(WORK REQUIRED) Pull out the lines from the line containing "Clone this chart in D3.js." through the line containing "const yTicks = [1, 0, -1, -2, -3, -4, -5, -6];", both lines included, and copy them exactly.

(RECORDED INFORMATION)
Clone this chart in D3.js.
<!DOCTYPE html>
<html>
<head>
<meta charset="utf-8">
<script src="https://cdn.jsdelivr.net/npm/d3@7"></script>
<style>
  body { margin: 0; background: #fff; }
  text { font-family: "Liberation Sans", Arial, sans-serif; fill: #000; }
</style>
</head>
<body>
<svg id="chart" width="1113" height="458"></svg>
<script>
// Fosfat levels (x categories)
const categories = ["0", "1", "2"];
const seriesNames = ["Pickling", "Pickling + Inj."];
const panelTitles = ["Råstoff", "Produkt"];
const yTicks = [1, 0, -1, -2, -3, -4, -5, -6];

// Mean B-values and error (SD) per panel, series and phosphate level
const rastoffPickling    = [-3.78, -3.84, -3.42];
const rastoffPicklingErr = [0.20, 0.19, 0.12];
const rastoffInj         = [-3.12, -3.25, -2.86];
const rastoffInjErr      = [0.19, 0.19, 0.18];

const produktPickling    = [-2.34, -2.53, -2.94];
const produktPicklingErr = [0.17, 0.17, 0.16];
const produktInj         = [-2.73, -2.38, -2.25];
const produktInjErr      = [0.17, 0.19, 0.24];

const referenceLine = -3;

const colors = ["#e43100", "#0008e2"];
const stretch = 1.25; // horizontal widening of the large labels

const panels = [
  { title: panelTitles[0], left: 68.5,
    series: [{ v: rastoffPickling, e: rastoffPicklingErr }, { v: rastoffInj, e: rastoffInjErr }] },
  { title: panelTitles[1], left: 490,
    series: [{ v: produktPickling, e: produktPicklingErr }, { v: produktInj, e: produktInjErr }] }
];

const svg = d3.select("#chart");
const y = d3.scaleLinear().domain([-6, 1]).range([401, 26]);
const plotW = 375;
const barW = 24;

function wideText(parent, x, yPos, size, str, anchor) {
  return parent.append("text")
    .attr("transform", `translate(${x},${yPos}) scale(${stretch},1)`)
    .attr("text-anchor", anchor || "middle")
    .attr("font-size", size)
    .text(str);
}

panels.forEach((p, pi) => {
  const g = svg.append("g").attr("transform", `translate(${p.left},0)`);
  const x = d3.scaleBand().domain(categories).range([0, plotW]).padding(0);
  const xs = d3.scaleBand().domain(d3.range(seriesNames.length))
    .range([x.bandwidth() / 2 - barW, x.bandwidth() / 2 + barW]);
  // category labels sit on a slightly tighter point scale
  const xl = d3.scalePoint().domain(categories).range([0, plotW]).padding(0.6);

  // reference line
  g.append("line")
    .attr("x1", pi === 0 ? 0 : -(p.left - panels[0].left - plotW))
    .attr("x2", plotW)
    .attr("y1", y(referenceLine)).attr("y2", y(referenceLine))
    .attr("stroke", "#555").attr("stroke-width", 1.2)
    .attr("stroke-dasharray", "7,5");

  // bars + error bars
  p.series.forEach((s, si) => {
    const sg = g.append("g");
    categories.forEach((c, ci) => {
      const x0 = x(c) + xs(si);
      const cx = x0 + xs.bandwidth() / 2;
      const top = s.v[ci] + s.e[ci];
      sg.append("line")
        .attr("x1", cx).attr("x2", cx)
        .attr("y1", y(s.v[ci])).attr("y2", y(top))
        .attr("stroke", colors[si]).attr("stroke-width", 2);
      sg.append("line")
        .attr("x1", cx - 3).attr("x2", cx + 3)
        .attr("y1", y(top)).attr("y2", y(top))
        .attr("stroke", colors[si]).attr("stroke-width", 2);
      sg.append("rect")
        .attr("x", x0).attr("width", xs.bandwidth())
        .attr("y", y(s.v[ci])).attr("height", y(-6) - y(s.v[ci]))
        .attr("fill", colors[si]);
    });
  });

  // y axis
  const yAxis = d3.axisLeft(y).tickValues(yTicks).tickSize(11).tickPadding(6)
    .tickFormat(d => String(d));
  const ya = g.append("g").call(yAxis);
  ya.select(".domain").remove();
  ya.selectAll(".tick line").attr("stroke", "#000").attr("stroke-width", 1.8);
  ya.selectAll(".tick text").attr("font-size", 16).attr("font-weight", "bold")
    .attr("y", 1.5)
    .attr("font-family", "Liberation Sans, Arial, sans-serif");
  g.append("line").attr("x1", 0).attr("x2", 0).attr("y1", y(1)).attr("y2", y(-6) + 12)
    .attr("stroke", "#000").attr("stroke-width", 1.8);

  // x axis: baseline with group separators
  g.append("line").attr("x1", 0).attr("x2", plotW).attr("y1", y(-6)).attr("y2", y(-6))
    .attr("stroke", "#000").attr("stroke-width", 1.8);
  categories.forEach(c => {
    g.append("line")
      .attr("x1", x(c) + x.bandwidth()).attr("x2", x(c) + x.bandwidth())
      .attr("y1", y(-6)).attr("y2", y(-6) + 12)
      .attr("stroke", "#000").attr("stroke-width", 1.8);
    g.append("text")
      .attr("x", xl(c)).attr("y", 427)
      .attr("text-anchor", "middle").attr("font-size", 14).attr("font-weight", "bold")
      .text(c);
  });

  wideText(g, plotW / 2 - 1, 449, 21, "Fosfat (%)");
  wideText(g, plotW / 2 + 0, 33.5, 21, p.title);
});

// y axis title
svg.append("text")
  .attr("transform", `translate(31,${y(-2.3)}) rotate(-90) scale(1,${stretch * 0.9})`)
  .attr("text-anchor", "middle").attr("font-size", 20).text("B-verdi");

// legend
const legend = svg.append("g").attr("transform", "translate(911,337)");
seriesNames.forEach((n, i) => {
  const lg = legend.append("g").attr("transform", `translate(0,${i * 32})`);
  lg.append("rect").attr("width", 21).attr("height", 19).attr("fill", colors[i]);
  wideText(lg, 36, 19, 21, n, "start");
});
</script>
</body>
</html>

--

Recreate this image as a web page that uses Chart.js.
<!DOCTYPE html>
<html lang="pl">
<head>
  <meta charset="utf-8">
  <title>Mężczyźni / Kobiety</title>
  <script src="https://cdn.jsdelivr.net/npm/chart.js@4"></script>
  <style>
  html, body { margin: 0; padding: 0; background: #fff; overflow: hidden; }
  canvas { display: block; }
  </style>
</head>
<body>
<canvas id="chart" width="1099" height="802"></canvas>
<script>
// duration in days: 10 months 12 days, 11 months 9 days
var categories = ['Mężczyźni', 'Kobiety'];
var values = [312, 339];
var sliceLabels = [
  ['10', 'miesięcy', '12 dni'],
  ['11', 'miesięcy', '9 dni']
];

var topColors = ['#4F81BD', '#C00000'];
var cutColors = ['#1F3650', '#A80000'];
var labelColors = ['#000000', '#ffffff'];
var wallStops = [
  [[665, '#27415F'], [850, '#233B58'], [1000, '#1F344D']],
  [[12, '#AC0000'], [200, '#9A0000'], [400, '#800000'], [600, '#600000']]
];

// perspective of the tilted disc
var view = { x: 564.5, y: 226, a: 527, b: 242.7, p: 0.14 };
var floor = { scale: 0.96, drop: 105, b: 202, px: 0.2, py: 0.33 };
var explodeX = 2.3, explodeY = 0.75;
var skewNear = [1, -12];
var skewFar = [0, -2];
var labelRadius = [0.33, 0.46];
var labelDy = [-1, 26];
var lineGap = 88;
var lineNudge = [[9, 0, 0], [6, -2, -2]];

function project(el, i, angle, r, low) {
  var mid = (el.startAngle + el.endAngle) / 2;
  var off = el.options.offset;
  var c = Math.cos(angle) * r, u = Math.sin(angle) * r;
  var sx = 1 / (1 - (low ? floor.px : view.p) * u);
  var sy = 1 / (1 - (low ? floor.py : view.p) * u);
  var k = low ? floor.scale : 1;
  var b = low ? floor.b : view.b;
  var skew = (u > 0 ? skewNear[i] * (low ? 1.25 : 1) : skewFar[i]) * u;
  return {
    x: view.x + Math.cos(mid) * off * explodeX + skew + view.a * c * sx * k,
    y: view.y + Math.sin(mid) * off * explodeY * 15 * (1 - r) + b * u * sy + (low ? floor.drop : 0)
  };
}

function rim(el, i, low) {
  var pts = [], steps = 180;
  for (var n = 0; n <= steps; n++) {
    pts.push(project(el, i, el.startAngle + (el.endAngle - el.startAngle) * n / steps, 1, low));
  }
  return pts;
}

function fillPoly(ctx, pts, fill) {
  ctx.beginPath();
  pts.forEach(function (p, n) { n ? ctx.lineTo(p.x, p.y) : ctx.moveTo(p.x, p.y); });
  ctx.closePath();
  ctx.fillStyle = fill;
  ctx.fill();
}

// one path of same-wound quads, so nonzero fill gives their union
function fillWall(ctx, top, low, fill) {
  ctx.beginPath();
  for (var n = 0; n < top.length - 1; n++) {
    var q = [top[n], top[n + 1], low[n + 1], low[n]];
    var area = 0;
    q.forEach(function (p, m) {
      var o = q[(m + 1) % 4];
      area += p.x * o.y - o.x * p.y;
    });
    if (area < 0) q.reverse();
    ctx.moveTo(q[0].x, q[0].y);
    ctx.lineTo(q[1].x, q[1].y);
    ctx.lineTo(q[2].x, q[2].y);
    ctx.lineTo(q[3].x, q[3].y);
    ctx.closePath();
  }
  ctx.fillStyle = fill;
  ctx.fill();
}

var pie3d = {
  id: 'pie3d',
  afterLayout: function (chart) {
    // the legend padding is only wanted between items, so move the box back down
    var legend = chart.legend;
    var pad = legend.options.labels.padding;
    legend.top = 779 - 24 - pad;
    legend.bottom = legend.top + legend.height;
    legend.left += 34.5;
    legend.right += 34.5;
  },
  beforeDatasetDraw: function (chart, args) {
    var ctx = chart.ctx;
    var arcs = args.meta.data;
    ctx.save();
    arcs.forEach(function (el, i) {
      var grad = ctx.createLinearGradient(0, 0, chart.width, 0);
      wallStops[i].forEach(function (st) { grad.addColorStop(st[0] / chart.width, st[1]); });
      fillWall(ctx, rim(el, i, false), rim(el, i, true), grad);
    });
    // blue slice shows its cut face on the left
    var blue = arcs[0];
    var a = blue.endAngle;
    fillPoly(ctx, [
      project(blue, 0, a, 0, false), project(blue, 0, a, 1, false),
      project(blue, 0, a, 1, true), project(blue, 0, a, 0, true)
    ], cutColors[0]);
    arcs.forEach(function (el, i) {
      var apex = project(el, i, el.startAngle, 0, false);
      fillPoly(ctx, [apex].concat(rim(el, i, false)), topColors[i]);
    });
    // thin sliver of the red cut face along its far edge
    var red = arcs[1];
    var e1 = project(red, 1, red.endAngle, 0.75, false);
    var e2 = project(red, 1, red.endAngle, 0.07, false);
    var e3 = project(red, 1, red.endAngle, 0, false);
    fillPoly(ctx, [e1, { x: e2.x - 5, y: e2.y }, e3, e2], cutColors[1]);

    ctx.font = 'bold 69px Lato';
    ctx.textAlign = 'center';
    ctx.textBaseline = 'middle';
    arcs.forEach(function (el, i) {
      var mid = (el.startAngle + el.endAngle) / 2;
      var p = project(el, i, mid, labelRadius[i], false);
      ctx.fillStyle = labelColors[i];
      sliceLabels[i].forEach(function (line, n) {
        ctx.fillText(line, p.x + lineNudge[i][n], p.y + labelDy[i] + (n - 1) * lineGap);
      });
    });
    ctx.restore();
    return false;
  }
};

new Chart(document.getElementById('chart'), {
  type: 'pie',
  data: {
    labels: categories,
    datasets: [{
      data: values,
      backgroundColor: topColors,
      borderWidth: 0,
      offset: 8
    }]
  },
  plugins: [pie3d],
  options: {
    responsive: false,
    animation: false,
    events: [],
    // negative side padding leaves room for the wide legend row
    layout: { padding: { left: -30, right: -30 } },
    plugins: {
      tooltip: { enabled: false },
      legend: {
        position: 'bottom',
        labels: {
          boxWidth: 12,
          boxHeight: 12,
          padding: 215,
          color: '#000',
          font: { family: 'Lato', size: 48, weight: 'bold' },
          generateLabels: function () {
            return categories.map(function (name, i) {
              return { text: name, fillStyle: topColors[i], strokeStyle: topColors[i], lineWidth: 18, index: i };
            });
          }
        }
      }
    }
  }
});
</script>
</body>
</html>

(RESPONSE BELOW)
Clone this chart in D3.js.
<!DOCTYPE html>
<html>
<head>
<meta charset="utf-8">
<script src="https://cdn.jsdelivr.net/npm/d3@7"></script>
<style>
  body { margin: 0; background: #fff; }
  text { font-family: "Liberation Sans", Arial, sans-serif; fill: #000; }
</style>
</head>
<body>
<svg id="chart" width="1113" height="458"></svg>
<script>
// Fosfat levels (x categories)
const categories = ["0", "1", "2"];
const seriesNames = ["Pickling", "Pickling + Inj."];
const panelTitles = ["Råstoff", "Produkt"];
const yTicks = [1, 0, -1, -2, -3, -4, -5, -6];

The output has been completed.